## start

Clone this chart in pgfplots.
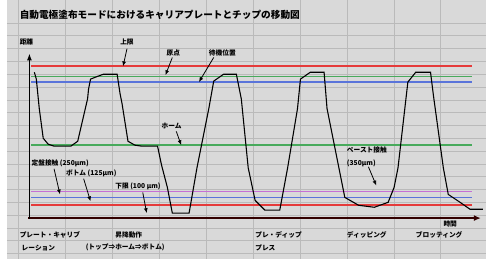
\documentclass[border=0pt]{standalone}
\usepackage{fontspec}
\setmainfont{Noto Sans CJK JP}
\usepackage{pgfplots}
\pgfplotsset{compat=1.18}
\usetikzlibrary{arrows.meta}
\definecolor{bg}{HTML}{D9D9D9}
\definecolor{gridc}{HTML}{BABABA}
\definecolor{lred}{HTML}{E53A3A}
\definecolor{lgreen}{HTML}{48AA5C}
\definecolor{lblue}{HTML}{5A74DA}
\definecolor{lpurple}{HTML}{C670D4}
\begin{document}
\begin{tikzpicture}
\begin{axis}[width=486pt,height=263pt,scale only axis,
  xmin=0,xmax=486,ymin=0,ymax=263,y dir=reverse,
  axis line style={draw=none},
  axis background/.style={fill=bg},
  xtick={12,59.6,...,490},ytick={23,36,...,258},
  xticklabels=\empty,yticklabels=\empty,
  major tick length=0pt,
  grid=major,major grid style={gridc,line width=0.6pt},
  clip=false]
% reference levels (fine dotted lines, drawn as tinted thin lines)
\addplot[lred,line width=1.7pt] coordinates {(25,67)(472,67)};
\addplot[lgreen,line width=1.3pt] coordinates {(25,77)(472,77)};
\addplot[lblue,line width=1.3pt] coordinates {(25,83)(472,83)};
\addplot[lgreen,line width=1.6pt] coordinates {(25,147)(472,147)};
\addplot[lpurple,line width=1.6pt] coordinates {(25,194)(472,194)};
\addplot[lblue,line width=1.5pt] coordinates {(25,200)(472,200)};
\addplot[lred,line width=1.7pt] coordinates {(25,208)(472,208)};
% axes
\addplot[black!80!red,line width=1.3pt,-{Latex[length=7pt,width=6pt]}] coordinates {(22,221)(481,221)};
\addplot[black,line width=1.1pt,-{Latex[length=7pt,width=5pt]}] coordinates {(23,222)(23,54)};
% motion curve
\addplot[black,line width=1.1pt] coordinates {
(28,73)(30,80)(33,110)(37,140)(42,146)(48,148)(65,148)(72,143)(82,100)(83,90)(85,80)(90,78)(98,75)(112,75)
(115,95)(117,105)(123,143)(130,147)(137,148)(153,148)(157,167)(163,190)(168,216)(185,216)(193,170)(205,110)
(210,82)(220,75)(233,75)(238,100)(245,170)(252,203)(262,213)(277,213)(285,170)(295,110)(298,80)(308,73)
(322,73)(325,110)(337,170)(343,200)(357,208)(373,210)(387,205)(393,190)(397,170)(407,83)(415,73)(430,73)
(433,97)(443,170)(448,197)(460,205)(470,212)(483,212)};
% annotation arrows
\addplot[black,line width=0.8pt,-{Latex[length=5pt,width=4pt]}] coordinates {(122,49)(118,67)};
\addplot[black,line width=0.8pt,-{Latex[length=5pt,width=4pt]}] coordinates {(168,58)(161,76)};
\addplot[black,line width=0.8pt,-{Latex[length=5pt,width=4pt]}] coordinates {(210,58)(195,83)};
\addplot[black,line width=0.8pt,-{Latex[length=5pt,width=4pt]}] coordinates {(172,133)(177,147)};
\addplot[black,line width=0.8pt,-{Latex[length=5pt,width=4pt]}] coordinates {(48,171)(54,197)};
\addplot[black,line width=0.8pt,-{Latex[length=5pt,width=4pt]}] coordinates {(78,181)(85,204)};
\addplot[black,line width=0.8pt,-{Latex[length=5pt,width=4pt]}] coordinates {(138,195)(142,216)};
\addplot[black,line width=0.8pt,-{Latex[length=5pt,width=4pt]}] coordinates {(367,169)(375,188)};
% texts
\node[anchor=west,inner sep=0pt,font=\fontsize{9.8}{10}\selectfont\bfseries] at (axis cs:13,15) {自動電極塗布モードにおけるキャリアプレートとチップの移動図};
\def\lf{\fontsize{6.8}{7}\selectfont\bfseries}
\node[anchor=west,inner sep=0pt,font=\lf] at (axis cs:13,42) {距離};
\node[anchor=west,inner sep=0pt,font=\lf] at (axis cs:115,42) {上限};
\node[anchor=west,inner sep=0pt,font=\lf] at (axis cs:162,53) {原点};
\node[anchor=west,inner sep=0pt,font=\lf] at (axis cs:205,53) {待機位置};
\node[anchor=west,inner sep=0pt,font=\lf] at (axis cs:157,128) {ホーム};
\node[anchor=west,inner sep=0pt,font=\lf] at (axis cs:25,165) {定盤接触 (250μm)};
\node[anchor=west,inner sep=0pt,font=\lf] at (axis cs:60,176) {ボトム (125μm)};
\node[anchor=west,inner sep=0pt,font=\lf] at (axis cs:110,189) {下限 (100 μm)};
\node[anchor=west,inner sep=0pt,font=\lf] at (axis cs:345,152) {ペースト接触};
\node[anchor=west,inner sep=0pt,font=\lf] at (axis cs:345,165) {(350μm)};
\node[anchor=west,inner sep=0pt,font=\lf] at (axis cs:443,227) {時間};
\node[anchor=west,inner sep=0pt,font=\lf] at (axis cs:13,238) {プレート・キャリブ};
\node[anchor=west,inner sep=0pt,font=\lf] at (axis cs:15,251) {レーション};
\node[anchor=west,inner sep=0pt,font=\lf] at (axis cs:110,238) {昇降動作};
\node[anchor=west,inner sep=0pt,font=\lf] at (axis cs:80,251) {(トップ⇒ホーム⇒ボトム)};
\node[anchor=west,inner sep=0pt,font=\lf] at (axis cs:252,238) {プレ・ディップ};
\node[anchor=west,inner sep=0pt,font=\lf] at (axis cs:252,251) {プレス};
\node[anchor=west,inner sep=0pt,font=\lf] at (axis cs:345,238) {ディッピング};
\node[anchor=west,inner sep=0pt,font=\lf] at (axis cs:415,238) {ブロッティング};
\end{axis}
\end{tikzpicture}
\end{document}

## end
## start

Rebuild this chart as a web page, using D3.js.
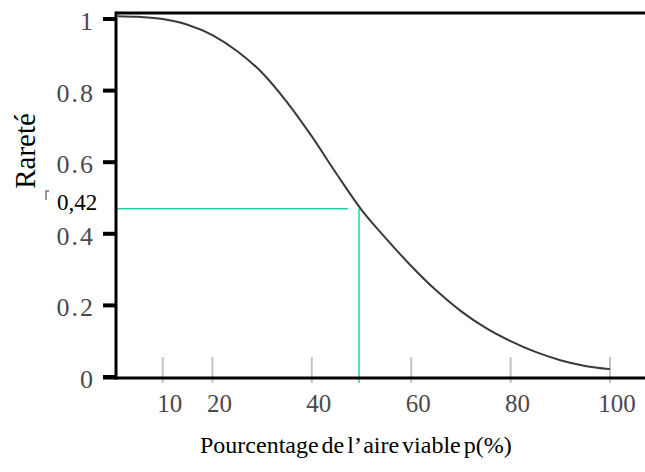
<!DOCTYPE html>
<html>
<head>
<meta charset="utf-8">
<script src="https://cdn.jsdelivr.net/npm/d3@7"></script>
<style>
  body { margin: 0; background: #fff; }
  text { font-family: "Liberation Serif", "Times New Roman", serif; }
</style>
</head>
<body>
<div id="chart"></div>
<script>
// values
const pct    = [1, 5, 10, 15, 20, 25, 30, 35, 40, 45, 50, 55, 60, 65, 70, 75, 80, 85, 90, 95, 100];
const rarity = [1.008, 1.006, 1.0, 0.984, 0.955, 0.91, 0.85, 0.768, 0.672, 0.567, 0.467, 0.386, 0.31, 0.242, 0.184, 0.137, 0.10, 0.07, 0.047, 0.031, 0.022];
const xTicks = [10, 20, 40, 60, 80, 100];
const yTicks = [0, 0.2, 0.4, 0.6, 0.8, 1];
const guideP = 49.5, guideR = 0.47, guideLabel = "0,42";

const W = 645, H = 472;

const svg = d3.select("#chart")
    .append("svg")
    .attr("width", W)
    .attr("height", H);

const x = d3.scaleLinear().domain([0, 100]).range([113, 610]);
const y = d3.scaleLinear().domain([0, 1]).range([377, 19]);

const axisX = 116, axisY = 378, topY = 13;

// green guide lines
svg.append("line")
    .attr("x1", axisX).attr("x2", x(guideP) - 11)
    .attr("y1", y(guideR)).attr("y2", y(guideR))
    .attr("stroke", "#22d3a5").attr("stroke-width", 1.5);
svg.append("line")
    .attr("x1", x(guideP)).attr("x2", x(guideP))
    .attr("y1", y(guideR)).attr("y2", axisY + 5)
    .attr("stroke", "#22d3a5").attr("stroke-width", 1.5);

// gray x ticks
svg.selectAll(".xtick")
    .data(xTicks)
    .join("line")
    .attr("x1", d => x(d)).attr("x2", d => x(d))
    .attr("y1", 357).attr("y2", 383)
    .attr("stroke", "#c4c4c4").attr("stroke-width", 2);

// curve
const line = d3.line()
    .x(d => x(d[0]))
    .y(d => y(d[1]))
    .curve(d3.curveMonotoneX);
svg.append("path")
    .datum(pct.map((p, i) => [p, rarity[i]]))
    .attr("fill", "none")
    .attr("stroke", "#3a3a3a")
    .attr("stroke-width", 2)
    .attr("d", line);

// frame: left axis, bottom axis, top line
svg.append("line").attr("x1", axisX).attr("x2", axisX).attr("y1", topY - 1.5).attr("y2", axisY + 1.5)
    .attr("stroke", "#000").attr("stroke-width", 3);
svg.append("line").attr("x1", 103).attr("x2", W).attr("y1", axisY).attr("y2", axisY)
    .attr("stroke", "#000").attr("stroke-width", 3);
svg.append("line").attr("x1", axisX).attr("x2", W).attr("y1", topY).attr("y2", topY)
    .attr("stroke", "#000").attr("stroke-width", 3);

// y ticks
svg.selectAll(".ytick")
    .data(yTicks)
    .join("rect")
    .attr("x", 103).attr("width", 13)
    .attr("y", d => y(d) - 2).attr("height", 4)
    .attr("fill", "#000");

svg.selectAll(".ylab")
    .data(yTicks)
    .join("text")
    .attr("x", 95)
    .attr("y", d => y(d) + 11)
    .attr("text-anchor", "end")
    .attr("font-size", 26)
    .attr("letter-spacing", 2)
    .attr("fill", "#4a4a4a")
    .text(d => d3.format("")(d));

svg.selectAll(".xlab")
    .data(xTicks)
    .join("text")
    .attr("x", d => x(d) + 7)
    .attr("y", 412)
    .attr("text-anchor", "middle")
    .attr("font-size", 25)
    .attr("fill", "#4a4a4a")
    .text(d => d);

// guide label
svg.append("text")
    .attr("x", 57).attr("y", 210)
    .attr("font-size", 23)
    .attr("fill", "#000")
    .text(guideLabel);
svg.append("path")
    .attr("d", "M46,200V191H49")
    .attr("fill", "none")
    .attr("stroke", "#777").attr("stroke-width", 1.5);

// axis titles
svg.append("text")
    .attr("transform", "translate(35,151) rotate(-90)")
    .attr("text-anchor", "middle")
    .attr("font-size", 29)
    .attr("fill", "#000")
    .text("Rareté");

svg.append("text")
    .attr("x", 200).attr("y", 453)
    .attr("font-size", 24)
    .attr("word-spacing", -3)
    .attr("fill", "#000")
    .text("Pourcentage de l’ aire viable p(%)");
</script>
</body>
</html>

## end

## [DESCRIPTION OF THE TASK]
Gather each line of the records holding the string "this".

## [ANSWER IN FULL]
Clone this chart in pgfplots.
Rebuild this chart as a web page, using D3.js.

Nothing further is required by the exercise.